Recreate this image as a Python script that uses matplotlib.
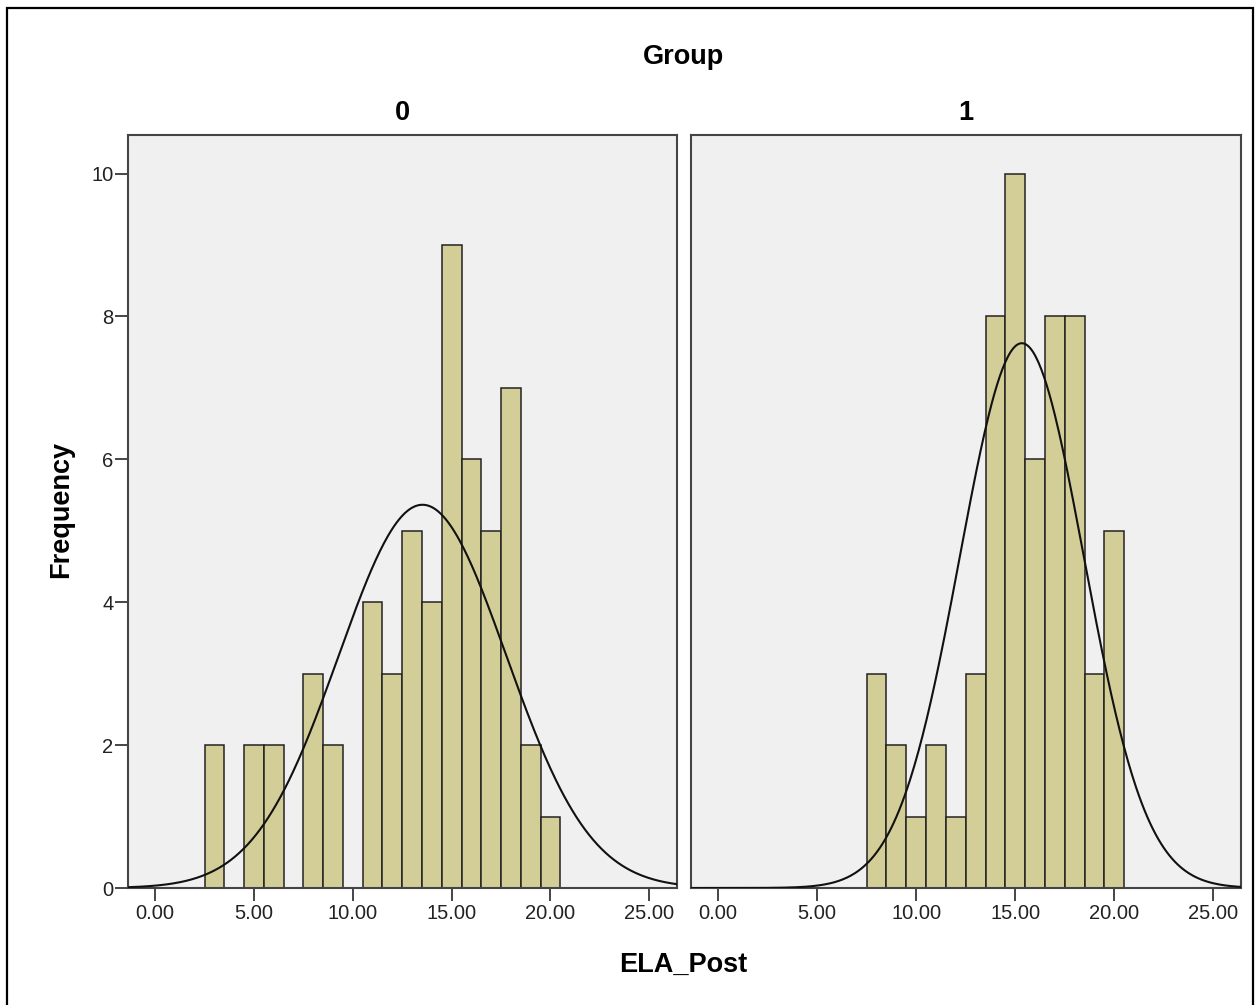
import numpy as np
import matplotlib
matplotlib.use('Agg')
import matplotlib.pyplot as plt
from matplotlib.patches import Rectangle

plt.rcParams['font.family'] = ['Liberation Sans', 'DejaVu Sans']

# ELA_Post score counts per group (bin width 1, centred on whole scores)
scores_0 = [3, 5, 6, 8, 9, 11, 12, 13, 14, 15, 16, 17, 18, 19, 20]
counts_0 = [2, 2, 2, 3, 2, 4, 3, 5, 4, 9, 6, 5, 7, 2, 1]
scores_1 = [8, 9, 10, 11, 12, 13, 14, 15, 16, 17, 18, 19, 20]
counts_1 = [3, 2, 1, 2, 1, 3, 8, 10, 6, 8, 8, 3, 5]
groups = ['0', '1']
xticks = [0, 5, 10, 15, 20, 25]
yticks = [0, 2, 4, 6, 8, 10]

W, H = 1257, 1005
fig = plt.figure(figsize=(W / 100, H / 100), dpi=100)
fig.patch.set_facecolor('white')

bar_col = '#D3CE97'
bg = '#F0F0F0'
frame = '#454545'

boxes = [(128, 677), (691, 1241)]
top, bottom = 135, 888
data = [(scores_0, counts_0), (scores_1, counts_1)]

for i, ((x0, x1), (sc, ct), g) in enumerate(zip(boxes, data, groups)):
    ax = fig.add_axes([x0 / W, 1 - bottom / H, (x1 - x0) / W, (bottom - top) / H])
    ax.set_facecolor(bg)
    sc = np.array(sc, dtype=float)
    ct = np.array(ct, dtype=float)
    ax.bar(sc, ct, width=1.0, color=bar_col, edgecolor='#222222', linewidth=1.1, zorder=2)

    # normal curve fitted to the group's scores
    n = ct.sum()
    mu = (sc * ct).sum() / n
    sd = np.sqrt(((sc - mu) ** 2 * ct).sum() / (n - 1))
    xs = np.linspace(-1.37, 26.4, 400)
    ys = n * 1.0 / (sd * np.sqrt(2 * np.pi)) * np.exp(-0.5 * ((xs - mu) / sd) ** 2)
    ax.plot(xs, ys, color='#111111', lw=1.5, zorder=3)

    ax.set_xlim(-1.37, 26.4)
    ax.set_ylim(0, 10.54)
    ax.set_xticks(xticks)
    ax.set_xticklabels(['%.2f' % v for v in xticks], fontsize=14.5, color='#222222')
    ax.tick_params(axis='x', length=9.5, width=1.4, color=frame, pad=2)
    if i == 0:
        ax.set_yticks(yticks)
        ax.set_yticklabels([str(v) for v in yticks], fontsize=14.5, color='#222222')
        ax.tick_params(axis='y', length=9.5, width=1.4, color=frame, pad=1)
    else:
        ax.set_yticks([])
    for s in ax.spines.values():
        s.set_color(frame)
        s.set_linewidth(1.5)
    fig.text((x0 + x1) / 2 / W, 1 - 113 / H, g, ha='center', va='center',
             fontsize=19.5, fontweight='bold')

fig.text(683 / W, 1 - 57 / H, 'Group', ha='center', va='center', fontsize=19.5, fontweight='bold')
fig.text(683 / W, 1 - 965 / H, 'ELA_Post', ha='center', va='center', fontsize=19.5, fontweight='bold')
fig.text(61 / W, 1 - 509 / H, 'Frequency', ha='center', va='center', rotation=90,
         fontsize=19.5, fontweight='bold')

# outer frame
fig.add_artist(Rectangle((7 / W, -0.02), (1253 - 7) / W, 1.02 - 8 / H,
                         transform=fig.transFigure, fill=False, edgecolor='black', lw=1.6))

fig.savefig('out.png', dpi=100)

■ ■ ■ ■ ■ ■ ■

- [WHAT THE TASK REQUIRES]
Transcribe the listing above verbatim. Omit the pictures.

- [WRITTEN SOLUTION]
Recreate this image as a Python script that uses matplotlib.
import numpy as np
import matplotlib
matplotlib.use('Agg')
import matplotlib.pyplot as plt
from matplotlib.patches import Rectangle

plt.rcParams['font.family'] = ['Liberation Sans', 'DejaVu Sans']

# ELA_Post score counts per group (bin width 1, centred on whole scores)
scores_0 = [3, 5, 6, 8, 9, 11, 12, 13, 14, 15, 16, 17, 18, 19, 20]
counts_0 = [2, 2, 2, 3, 2, 4, 3, 5, 4, 9, 6, 5, 7, 2, 1]
scores_1 = [8, 9, 10, 11, 12, 13, 14, 15, 16, 17, 18, 19, 20]
counts_1 = [3, 2, 1, 2, 1, 3, 8, 10, 6, 8, 8, 3, 5]
groups = ['0', '1']
xticks = [0, 5, 10, 15, 20, 25]
yticks = [0, 2, 4, 6, 8, 10]

W, H = 1257, 1005
fig = plt.figure(figsize=(W / 100, H / 100), dpi=100)
fig.patch.set_facecolor('white')

bar_col = '#D3CE97'
bg = '#F0F0F0'
frame = '#454545'

boxes = [(128, 677), (691, 1241)]
top, bottom = 135, 888
data = [(scores_0, counts_0), (scores_1, counts_1)]

for i, ((x0, x1), (sc, ct), g) in enumerate(zip(boxes, data, groups)):
    ax = fig.add_axes([x0 / W, 1 - bottom / H, (x1 - x0) / W, (bottom - top) / H])
    ax.set_facecolor(bg)
    sc = np.array(sc, dtype=float)
    ct = np.array(ct, dtype=float)
    ax.bar(sc, ct, width=1.0, color=bar_col, edgecolor='#222222', linewidth=1.1, zorder=2)

    # normal curve fitted to the group's scores
    n = ct.sum()
    mu = (sc * ct).sum() / n
    sd = np.sqrt(((sc - mu) ** 2 * ct).sum() / (n - 1))
    xs = np.linspace(-1.37, 26.4, 400)
    ys = n * 1.0 / (sd * np.sqrt(2 * np.pi)) * np.exp(-0.5 * ((xs - mu) / sd) ** 2)
    ax.plot(xs, ys, color='#111111', lw=1.5, zorder=3)

    ax.set_xlim(-1.37, 26.4)
    ax.set_ylim(0, 10.54)
    ax.set_xticks(xticks)
    ax.set_xticklabels(['%.2f' % v for v in xticks], fontsize=14.5, color='#222222')
    ax.tick_params(axis='x', length=9.5, width=1.4, color=frame, pad=2)
    if i == 0:
        ax.set_yticks(yticks)
        ax.set_yticklabels([str(v) for v in yticks], fontsize=14.5, color='#222222')
        ax.tick_params(axis='y', length=9.5, width=1.4, color=frame, pad=1)
    else:
        ax.set_yticks([])
    for s in ax.spines.values():
        s.set_color(frame)
        s.set_linewidth(1.5)
    fig.text((x0 + x1) / 2 / W, 1 - 113 / H, g, ha='center', va='center',
             fontsize=19.5, fontweight='bold')

fig.text(683 / W, 1 - 57 / H, 'Group', ha='center', va='center', fontsize=19.5, fontweight='bold')
fig.text(683 / W, 1 - 965 / H, 'ELA_Post', ha='center', va='center', fontsize=19.5, fontweight='bold')
fig.text(61 / W, 1 - 509 / H, 'Frequency', ha='center', va='center', rotation=90,
         fontsize=19.5, fontweight='bold')

# outer frame
fig.add_artist(Rectangle((7 / W, -0.02), (1253 - 7) / W, 1.02 - 8 / H,
                         transform=fig.transFigure, fill=False, edgecolor='black', lw=1.6))

fig.savefig('out.png', dpi=100)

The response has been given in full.